Tommy Thayer Says He’s ‘The Ronnie Wood’ of Kiss
Kiss lead guitarist Tommy Thayer feels secure in his legacy with the band, calling himself "the Ronnie Wood" of the group in a recent interview. Thayer reflected on his tenure with the face-painted rockers in a new Guitar World interview. "I don't know if many people realize this, but I’ve been the lead guitarist in Kiss longer than any other Kiss guitar player," he said. "But I will always be known as 'the new guy,' though — no matter what happens. I'm the Ronnie Wood of Kiss."

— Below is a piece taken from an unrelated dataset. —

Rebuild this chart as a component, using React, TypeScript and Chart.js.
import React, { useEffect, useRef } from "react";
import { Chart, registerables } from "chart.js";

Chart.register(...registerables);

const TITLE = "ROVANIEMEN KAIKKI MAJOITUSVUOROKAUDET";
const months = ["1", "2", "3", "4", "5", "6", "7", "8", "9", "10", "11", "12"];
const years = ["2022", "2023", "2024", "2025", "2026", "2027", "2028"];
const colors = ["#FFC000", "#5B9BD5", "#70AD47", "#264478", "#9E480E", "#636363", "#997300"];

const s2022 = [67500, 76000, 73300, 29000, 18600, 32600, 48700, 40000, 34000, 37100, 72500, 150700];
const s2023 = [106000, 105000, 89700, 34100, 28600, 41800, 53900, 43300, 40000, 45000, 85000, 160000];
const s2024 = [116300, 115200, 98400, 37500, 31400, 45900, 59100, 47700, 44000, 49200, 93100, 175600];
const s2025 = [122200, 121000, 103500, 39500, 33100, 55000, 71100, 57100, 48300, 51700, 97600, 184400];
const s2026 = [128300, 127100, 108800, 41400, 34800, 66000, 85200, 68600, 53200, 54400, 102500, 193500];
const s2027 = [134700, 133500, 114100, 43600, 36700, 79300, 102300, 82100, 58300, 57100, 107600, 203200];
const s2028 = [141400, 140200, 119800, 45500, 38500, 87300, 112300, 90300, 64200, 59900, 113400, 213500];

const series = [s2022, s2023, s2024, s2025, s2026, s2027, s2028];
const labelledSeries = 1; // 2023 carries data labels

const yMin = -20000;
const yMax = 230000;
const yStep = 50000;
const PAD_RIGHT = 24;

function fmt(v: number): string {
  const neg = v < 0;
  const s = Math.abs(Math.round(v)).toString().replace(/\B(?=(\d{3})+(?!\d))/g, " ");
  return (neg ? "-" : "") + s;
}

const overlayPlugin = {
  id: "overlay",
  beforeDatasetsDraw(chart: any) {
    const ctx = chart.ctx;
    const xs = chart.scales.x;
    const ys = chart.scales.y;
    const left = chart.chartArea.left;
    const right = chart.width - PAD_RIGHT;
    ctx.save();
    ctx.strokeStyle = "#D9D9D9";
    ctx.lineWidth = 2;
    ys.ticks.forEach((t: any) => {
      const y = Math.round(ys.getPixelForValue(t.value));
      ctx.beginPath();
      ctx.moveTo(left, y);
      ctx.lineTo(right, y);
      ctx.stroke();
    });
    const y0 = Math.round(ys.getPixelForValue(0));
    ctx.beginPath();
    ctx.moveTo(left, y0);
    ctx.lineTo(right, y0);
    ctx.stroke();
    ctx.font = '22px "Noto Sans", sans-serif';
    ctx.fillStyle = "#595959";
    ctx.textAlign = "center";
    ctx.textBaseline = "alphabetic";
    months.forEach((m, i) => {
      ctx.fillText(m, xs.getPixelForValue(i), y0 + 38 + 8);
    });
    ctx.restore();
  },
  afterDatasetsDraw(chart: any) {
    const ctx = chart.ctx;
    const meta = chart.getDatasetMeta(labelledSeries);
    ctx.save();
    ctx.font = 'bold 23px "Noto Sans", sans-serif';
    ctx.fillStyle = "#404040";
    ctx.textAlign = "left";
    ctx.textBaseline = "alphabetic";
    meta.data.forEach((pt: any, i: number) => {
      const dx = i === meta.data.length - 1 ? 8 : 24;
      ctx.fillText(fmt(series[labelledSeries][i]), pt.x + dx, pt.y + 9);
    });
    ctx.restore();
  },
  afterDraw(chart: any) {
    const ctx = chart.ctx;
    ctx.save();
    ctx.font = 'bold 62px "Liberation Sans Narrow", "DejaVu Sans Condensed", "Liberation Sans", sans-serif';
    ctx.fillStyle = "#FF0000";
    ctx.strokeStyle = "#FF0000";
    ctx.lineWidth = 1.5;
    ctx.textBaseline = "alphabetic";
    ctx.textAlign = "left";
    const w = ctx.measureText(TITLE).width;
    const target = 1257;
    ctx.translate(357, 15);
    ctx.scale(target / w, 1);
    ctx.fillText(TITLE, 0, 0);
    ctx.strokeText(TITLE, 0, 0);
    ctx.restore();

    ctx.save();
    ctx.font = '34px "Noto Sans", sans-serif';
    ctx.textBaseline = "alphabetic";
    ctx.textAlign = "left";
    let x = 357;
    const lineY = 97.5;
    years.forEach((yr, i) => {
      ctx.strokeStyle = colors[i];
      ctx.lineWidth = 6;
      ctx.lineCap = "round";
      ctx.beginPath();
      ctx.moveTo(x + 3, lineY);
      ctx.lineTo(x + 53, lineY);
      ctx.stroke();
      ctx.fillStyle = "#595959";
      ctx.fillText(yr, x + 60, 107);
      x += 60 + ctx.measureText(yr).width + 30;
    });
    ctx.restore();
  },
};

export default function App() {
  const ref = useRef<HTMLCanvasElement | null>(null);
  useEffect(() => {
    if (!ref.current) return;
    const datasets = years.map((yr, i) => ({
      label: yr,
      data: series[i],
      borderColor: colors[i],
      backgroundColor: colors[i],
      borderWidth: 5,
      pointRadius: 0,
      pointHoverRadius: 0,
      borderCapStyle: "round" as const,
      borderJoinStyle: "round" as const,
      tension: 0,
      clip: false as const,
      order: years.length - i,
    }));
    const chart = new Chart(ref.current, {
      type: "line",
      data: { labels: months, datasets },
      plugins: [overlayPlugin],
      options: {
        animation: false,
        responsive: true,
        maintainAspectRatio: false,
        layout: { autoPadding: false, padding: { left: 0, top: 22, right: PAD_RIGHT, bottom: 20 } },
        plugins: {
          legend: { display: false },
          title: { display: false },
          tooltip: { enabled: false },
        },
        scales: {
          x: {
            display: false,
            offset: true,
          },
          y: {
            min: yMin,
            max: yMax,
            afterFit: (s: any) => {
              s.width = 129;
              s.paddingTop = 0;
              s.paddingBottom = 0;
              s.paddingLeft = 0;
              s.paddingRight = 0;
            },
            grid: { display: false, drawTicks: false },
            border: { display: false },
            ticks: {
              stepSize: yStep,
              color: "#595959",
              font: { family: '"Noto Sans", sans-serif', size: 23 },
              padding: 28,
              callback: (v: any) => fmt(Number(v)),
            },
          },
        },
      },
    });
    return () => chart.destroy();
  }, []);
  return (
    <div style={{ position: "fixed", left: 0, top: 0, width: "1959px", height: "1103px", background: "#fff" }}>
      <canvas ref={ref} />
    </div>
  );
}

Wood joined the Rolling Stones in 1975 following the departure of guitarist Mick Taylor and has played on every Stones album as a full-time member since 1976's Black and Blue. Thayer, meanwhile, cowrote "Betrayed" and "The Street Giveth and the Street Taketh Away" on Kiss' 1989 album Hot in the Shade, and performed backing vocals on parts of 1992's Revenge. He has played on all of the band's albums since 1998's Psycho Circus, the reunion album that found Thayer sharing guitar duties with original lead guitarist Ace Frehley, and has been a full-time member since 2002.

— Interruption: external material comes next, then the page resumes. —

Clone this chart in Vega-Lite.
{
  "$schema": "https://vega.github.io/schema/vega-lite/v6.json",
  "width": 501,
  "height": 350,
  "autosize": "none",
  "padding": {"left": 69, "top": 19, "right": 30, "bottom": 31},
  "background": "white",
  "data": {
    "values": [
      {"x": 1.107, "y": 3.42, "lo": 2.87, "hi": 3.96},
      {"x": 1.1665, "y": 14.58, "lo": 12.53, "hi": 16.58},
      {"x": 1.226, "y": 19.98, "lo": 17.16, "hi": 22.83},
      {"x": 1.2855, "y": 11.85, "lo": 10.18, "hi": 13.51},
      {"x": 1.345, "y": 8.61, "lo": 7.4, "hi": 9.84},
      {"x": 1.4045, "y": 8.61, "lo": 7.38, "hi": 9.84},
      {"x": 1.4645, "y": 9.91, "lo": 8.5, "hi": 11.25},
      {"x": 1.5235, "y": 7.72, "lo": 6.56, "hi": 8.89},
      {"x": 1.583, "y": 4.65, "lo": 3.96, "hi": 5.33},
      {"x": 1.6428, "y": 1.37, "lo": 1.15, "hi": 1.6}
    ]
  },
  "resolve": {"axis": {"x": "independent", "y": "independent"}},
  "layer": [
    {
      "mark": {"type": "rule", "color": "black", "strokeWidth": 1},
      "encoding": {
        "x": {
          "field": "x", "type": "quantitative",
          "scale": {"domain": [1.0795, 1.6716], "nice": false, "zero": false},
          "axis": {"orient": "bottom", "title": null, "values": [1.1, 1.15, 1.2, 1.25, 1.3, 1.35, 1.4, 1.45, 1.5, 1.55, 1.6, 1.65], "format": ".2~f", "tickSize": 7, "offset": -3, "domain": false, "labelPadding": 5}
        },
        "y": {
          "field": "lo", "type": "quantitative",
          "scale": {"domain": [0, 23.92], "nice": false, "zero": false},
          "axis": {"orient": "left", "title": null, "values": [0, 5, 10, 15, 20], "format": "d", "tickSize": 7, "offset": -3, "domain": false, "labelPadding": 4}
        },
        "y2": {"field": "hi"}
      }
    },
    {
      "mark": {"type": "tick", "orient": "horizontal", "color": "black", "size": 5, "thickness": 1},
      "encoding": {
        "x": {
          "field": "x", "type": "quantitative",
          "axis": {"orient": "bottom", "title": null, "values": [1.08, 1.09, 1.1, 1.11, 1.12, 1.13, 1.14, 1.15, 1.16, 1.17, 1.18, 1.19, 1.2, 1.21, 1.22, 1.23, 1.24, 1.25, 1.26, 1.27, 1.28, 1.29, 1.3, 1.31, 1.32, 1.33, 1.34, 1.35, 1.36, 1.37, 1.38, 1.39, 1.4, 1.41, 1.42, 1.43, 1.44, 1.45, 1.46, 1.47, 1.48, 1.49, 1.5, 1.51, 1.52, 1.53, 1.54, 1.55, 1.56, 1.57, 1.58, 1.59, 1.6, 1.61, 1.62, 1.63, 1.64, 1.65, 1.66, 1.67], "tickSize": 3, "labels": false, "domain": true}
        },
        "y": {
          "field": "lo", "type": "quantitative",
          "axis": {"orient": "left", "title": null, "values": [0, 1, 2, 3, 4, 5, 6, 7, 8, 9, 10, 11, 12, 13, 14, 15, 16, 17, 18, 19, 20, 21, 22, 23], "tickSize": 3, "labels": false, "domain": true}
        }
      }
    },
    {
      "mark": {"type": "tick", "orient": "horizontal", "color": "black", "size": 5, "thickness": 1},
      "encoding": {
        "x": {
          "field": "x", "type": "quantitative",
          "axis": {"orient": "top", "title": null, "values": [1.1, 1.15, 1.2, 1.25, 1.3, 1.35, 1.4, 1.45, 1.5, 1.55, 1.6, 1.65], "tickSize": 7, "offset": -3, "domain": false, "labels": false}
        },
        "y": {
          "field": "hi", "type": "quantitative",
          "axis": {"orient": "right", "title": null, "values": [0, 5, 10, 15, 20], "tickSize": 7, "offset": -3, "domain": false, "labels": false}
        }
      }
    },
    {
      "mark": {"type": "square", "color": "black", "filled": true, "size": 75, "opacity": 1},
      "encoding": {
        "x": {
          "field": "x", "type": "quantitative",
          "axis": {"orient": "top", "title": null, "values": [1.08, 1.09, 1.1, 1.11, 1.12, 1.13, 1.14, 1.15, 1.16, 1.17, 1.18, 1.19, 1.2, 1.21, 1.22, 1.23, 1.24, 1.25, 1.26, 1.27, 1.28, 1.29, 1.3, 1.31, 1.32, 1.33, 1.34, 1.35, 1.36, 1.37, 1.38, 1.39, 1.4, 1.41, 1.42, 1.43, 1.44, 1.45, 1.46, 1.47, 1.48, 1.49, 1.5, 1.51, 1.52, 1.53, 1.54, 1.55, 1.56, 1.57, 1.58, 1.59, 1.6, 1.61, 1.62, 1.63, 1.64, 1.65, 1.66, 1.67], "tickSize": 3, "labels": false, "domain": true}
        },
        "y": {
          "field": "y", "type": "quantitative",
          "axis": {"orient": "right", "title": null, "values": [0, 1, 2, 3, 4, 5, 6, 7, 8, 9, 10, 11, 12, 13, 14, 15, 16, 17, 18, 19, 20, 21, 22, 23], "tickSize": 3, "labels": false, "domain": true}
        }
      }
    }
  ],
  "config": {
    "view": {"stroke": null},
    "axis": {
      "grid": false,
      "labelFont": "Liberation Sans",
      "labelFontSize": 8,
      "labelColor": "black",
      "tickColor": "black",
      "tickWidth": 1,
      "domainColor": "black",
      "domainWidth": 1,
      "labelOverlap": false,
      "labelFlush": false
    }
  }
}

“When I came in — in 2002 — I came in just as a fill-in, really," Thayer said. "Because they didn’t know what they wanted to do after the reunion tour ran its course and things got screwy with Ace and Peter [Criss] again." Thayer said his "first official gig as Kiss' guitar player" came in 2003 when the band performed with the Melbourne Symphony Orchestra for the Alive IV album.
“My legacy will be a guy who came in, worked hard and was the glue that kept the band together for a long period of time," Thayer continued. "I think the kind of character and personality that I have is that of a team player, and somebody who can bring people together and bind things together."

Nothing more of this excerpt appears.